The Global Game: Thinking About Soccer

English Fans’ Euro 2008 Alternatives Expose Racism

June 28, 2008 · Leave a Comment

Another English writer has remarked on how much more enjoyable Euro 2008 – and soccer as a whole – is when you are not cheering on your own nation’s team, when you can be more objective about the tournament and the sport. This time it is no mere journalist but, surprisingly, the novelist A. S. Byatt. “I wondered whether Euro 2008 would be exciting or gripping with no national team to support,” she writes in The Guardian. ”It has, in fact, been infinitely more pleasurable, more varied, and more interesting. This has caused me to think about the emotions that go into ’supporting’ a team. … But when you look closely at ’supporting’ it is a weird emotion and bears only a tangential relation to admiration of skills and courage in players.”

But Byatt, when she notes that “I myself tend instinctively to substitute northern European teams if there is no English interest,” also brings up an issue that she does not get around to addressing.

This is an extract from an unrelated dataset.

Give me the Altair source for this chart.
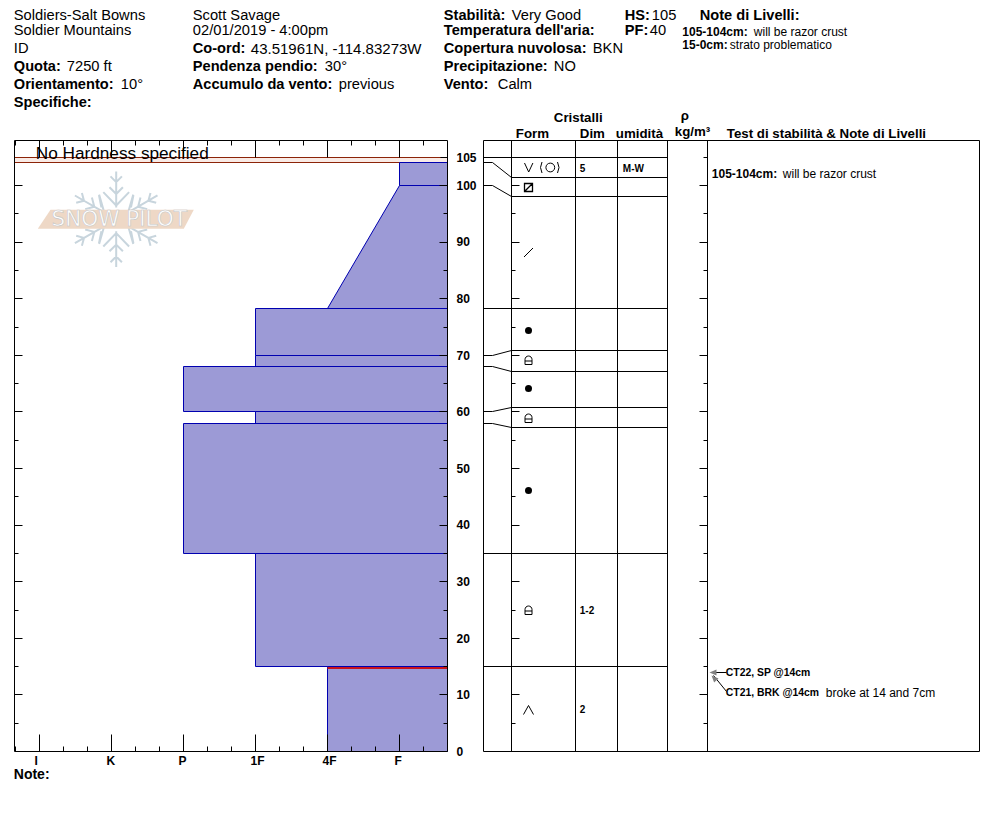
import math
import altair as alt
import pandas as pd

FONT = "Liberation Sans"
PX = 8    # page margin on the left: layout below is in page pixels
PY = 18   # page margin plus the chart's own top padding

# ---------- values ----------
LAYER_TOP_CM = [104, 100, 78.2, 70, 68, 60, 58, 35, 15]
LAYER_BOT_CM = [100, 78.2, 70, 68, 60, 58, 35, 15, 0]
HARD_AT_TOP = [5, 5, 3, 3, 2, 3, 2, 3, 4]
HARD_AT_BOT = [5, 4, 3, 3, 2, 3, 2, 3, 4]
HARD_LABELS = ["I", "K", "P", "1F", "4F", "F"]
HEIGHT_LABELS = [105, 100, 90, 80, 70, 60, 50, 40, 30, 20, 10, 0]
PROBLEM_CM = 14.7

ROWS_STRAIGHT = [105, 78.2, 35, 15]
CONN_LEFT = [104, 100, 70, 68, 60, 58]
CONN_RIGHT = [101.5, 98, 70.9, 67.2, 60.8, 57.3]

GLYPH_CM = {"vo": [103.2], "box": [99.6], "slash": [88.1], "lock": [69, 58.9, 24.9], "caret": [7.4]}
DOT_CM = [74.4, 64.2, 46.2]
ARROW_TIP_CM = [14, 13.4]

# ---------- layout ----------
HARD_MIN, HARD_MAX = -0.35, 5.67
Y_TOP_CM = 107.95
COLS = [483, 511, 575, 617, 667, 707, 979]
HARD_X = alt.Scale(domain=[0, 5], range=[39 - PX, 399 - PX], zero=False, nice=False, round=True)
TAB_X = alt.Scale(domain=[0, 972], range=[-PX, 972 - PX], zero=False, nice=False, round=True)
Y = alt.Scale(domain=[0, 100], range=[751 - PY, 185 - PY], zero=False, nice=False, round=True)


def hx(f="x"):
    return alt.X(f"{f}:Q", scale=HARD_X, axis=None, stack=False)


def tx(f="x"):
    return alt.X(f"{f}:Q", scale=TAB_X, axis=None)


def yy(f="y"):
    return alt.Y(f"{f}:Q", scale=Y, axis=None)


BLACK = "#000000"
layers = []


def text(items, size, weight="normal", color=BLACK, align="left"):
    df = pd.DataFrame(
        [{"t": t, "x": x - PX - 0.7, "y": y - PY + 0.7} for t, x, y in items]
    )
    layers.append(
        alt.Chart(df)
        .mark_text(font=FONT, fontSize=size, fontWeight=weight, align=align, baseline="middle", color=color)
        .encode(
            x=alt.X("x:Q", scale=None, axis=None),
            y=alt.Y("y:Q", scale=None, axis=None),
            text="t:N",
        )
    )


# ---------- watermark ----------
def rot(p, a):
    c, s = math.cos(a), math.sin(a)
    return (p[0] * c - p[1] * s, p[0] * s + p[1] * c)


def flake(R=47.7):
    spine = [((0, 0.25), (0, 1.0))]
    chevrons = [(0.29, 0.57, 0.27), (0.53, 0.67, 0.14), (0.78, 0.90, 0.12)]
    segs = list(spine)
    for base, r, w in chevrons:
        segs += [((0, base), (-w, r)), ((0, base), (w, r))]
    out = []
    for k in range(6):
        a = k * math.pi / 3
        for p, q in segs:
            P, Q = rot(p, a), rot(q, a)
            out.append(f"M{P[0]*R:.1f},{P[1]*R:.1f} L{Q[0]*R:.1f},{Q[1]*R:.1f}")
    for sx in (-1, 1):
        for sy in (-1, 1):
            out.append(f"M{sx*.36*R:.1f},{sy*.5*R:.1f} L{sx*.31*R:.1f},{sy*.25*R:.1f}")
    return " ".join(out)


WM_X, WM_Y = 115.7 - PX, 218.8 - PY
wm = alt.Chart(pd.DataFrame({"k": [0]}))
layers.append(
    wm.mark_point(shape=flake(), size=4, filled=False, stroke="#c8d5dd", strokeWidth=2, opacity=1)
    .encode(x=alt.value(WM_X), y=alt.value(WM_Y))
)
layers.append(
    wm.mark_point(shape="M-78.4,9.5 L-65.7,-9.5 L77.6,-9.5 L67.6,9.5 Z", size=4, filled=True,
                  fill="#eed8c6", strokeWidth=0, opacity=1)
    .encode(x=alt.value(WM_X), y=alt.value(WM_Y))
)
layers.append(
    wm.mark_text(text="SNOW PILOT", font="DejaVu Sans", fontSize=21.5, color="#ffffff", stroke="#c6c6c6",
                 strokeWidth=0.6, align="center", baseline="middle")
    .encode(x=alt.value(WM_X + 3), y=alt.value(WM_Y + 1))
)

# ---------- hardness profile ----------
band = pd.DataFrame({"x": [HARD_MIN], "x2": [HARD_MAX], "y": [105], "y2": [104]})
layers.append(
    alt.Chart(band).mark_rect(fill="#f9ebe6", opacity=1)
    .encode(x=hx(), x2="x2:Q", y=yy(), y2="y2:Q")
)
band_edges = pd.DataFrame({"x": [HARD_MIN, HARD_MIN], "x2": [HARD_MAX, HARD_MAX], "y": [105, 104]})
layers.append(
    alt.Chart(band_edges).mark_rule(color="#8c2408", strokeWidth=1, opacity=1)
    .encode(x=hx(), x2="x2:Q", y=yy())
)

poly = []
for i, (t, b, ht, hb) in enumerate(zip(LAYER_TOP_CM, LAYER_BOT_CM, HARD_AT_TOP, HARD_AT_BOT)):
    poly.append({"id": i, "y": t, "x": ht, "x2": HARD_MAX})
    poly.append({"id": i, "y": b, "x": hb, "x2": HARD_MAX})
layers.append(
    alt.Chart(pd.DataFrame(poly))
    .mark_area(orient="horizontal", fill="#9c9ad6", stroke="#0000b0", strokeWidth=1, opacity=1)
    .encode(x=hx(), x2="x2:Q", y=yy(), detail="id:N", order="id:Q")
)
layers.append(
    alt.Chart(pd.DataFrame({"x": [4], "x2": [HARD_MAX], "y": [PROBLEM_CM]}))
    .mark_rule(color="#c8141c", strokeWidth=2, yOffset=-0.5)
    .encode(x=hx(), x2="x2:Q", y=yy())
)

# hardness ticks: top and bottom edges
major = list(range(6))
minor = [k / 3 for k in range(-1, 17) if k % 3 != 0]
for vals, top_len in ((major, 17), (minor, 5)):
    d = pd.DataFrame({"x": vals})
    layers.append(alt.Chart(d).mark_rule(color=BLACK, strokeWidth=1)
                  .encode(x=hx(), y=alt.value(140 - PY), y2=alt.value(140 + top_len - PY)))
    layers.append(alt.Chart(d).mark_rule(color=BLACK, strokeWidth=1)
                  .encode(x=hx(), y=alt.value(751 - PY), y2=alt.value(751 - top_len - PY)))

# height ticks on both sides of the hardness panel and in the table
for cm_step, ln in ((10, 8), (5, 4)):
    vals = [v for v in range(5, 106, 5) if v % 10 == (0 if cm_step == 10 else 5)]
    hard_vals = [v for v in vals if v <= 100]
    d = pd.DataFrame({"y": hard_vals})
    layers.append(alt.Chart(d).mark_rule(color=BLACK, strokeWidth=1)
                  .encode(y=yy(), x=alt.value(14 - PX), x2=alt.value(14 + ln - PX)))
    layers.append(alt.Chart(d).mark_rule(color=BLACK, strokeWidth=1)
                  .encode(y=yy(), x=alt.value(447 - PX), x2=alt.value(447 - ln - PX)))
    d2 = pd.DataFrame({"y": vals})
    layers.append(alt.Chart(d2).mark_rule(color=BLACK, strokeWidth=1)
                  .encode(y=yy(), x=alt.value(COLS[1] - PX), x2=alt.value(COLS[1] + ln - PX)))
    layers.append(alt.Chart(d2).mark_rule(color=BLACK, strokeWidth=1)
                  .encode(y=yy(), x=alt.value(COLS[5] - PX), x2=alt.value(COLS[5] - ln - PX)))
layers.append(alt.Chart(pd.DataFrame({"y": [105]})).mark_rule(color=BLACK, strokeWidth=1)
              .encode(y=yy(), x=alt.value(447 - PX), x2=alt.value(440 - PX)))

# frames
frame = pd.DataFrame({"x": [HARD_MIN], "x2": [HARD_MAX], "y": [0], "y2": [Y_TOP_CM]})
layers.append(alt.Chart(frame).mark_rect(fill=None, stroke=BLACK, strokeWidth=1)
              .encode(x=hx(), x2="x2:Q", y=yy(), y2="y2:Q"))

# ---------- table ----------
cols = pd.DataFrame({"x": COLS})
layers.append(alt.Chart(cols).mark_rule(color=BLACK, strokeWidth=1)
              .encode(x=tx(), y=alt.value(140 - PY), y2=alt.value(751 - PY)))
edge = pd.DataFrame({"x": [COLS[0], COLS[0]], "x2": [COLS[-1], COLS[-1]], "y": [0, Y_TOP_CM]})
layers.append(alt.Chart(edge).mark_rule(color=BLACK, strokeWidth=1).encode(x=tx(), x2="x2:Q", y=yy()))
rows = [{"x": COLS[0], "x2": COLS[4], "y": v} for v in ROWS_STRAIGHT]
rows += [{"x": COLS[1], "x2": COLS[4], "y": v} for v in CONN_RIGHT]
layers.append(alt.Chart(pd.DataFrame(rows)).mark_rule(color=BLACK, strokeWidth=1).encode(x=tx(), x2="x2:Q", y=yy()))

conn = []
for i, (l, r) in enumerate(zip(CONN_LEFT, CONN_RIGHT)):
    conn += [{"id": i, "o": 0, "x": COLS[0], "y": l}, {"id": i, "o": 1, "x": 492, "y": l},
             {"id": i, "o": 2, "x": COLS[1], "y": r}]
layers.append(alt.Chart(pd.DataFrame(conn)).mark_line(color=BLACK, strokeWidth=1)
              .encode(x=tx(), y=yy(), detail="id:N", order="o:Q"))

# crystal glyphs
FORM_X = 528
GLYPHS = {
    "vo": ("M-18,-4.5 L-13.8,4.5 L-9.6,-4.5 M-0.5,-5.5 Q-3.5,0 -0.5,5.5 "
           "M3.4,0 A4.4,4.4 0 1 0 12.2,0 A4.4,4.4 0 1 0 3.4,0 M15,-5.5 Q18,0 15,5.5", 542, 1),
    "box": ("M-4,-4 H4 V4 H-4 Z M-4,4 L4,-4", FORM_X, 1.3),
    "slash": ("M-4.5,4.5 L4.5,-4.5", FORM_X, 1),
    "lock": ("M-3.5,4 H3.5 V-1 A3.5,3.5 0 0 0 -3.5,-1 Z M-3.5,0.5 H3.5", FORM_X, 1),
    "caret": ("M-5,5 L0,-4 L5,5", FORM_X, 1),
}
for name, (path, gx, sw) in GLYPHS.items():
    d = pd.DataFrame({"x": [gx] * len(GLYPH_CM[name]), "y": GLYPH_CM[name]})
    layers.append(alt.Chart(d).mark_point(shape=path, size=4, filled=False, stroke=BLACK, strokeWidth=sw, opacity=1)
                  .encode(x=tx(), y=yy()))
layers.append(alt.Chart(pd.DataFrame({"x": [FORM_X] * 3, "y": DOT_CM}))
              .mark_point(shape="circle", size=49, filled=True, fill=BLACK, strokeWidth=0, opacity=1)
              .encode(x=tx(), y=yy()))

# arrows of the stability tests
lines = [{"id": 0, "x": 726, "y": ARROW_TIP_CM[0]}, {"id": 0, "x": 712, "y": ARROW_TIP_CM[0]},
         {"id": 1, "x": 726, "y": 10.6}, {"id": 1, "x": 713, "y": ARROW_TIP_CM[1]}]
layers.append(alt.Chart(pd.DataFrame(lines)).mark_line(color=BLACK, strokeWidth=1)
              .encode(x=tx(), y=yy(), detail="id:N"))
for path, ax, ay in (("M0,0 L7,-3 L7,3 Z", 708.5, ARROW_TIP_CM[0]),
                     ("M0,0 L2.6,7.1 L7,3.1 Z", 710.5, ARROW_TIP_CM[1])):
    layers.append(alt.Chart(pd.DataFrame({"x": [ax], "y": [ay]}))
                  .mark_point(shape=path, size=4, filled=True, fill="#808080", strokeWidth=0, opacity=1)
                  .encode(x=tx(), y=yy()))

# ---------- text ----------
text([("No Hardness specified", 36, 152.5)], 17.2)
text([(str(v), 456.7, 750.6 - v * 5.66) for v in HEIGHT_LABELS], 12, "bold")
text([(lab, 34.8 + 72 * i, 759.5) for i, lab in enumerate(HARD_LABELS)], 12, "bold")
text([("Note:", 14, 774)], 14, "bold")

# the top row sits just low enough to stay inside the drawing area
R = [15, 30, 48, 66, 84, 102]
text([("Soldiers-Salt Bowns", 14, R[0]), ("Soldier Mountains", 14, R[1]), ("ID", 14, R[2]),
      ("7250 ft", 67, R[3]), ("10°", 121, R[4]),
      ("Scott Savage", 193, R[0]), ("02/01/2019 - 4:00pm", 193, R[1]),
      ("30°", 325, R[3]), ("previous", 339, R[4]),
      ("Very Good", 512, R[0]), ("BKN", 593, R[2]), ("NO", 554, R[3]), ("Calm", 498, R[4]),
      ("105", 652, R[0]), ("40", 650, R[1])], 14.7)
text([("43.51961N, -114.83273W", 251, R[2])], 15)
text([("Quota:", 14, R[3]), ("Orientamento:", 14, R[4]), ("Specifiche:", 14, R[5]),
      ("Co-ord:", 193, R[2]), ("Pendenza pendio:", 193, R[3]), ("Accumulo da vento:", 193, R[4]),
      ("Stabilità:", 444, R[0]), ("Temperatura dell'aria:", 444, R[1]), ("Copertura nuvolosa:", 444, R[2]),
      ("Precipitazione:", 444, R[3]), ("Vento:", 444, R[4]),
      ("HS:", 625, R[0]), ("PF:", 625, R[1]), ("Note di Livelli:", 700, R[0])], 14.6, "bold")
text([("105-104cm:", 682.5, 31), ("15-0cm:", 682.5, 44)], 12, "bold")
text([("will be razor crust", 754, 31), ("strato problematico", 730, 44)], 12)

text([("Cristalli", 554, 117), ("Form", 516, 132.5), ("Dim", 580, 132.5), ("umidità", 616, 132.5),
      ("ρ", 681, 115), ("kg/m³", 675, 131), ("Test di stabilità & Note di Livelli", 727, 132.5)], 13.3, "bold")
text([("5", 580, 168), ("M-W", 623, 168), ("1-2", 580, 610), ("2", 580, 709)], 10, "bold")
text([("105-104cm:", 712, 173), ], 12, "bold")
text([("will be razor crust", 783, 173), ("broke at 14 and 7cm", 826, 691.5)], 12)
text([("CT22, SP @14cm", 726, 672), ("CT21, BRK @14cm", 726, 691.5)], 10.4, "bold")

chart = (
    alt.layer(*layers)
    .resolve_scale(x="independent")
    .properties(width=972, height=800,
                padding={"left": 0.5, "top": 10.5, "right": 0, "bottom": 0},
                autosize=alt.AutoSizeParams(type="none"), background="white")
    .configure_view(stroke=None)
)
chart.save("out.html", embed_options={"renderer": "svg", "actions": False})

Perhaps it simply slipped her mind, or the editors snipped it. But I’m surprised that no one else has addressed or even simply made note of how, in the many columns and press contests devoted to whom the English fan should support in lieu of England, the choices offered or suggested were usually race-based. Rarely was a southern European or even Slavic country chosen or suggested, as if it were presumed natural that the English fan could see his way clear to ”identifying with” only those countries that are racially closest to his own – Holland, of course, seeming to come closest to the ideal choice.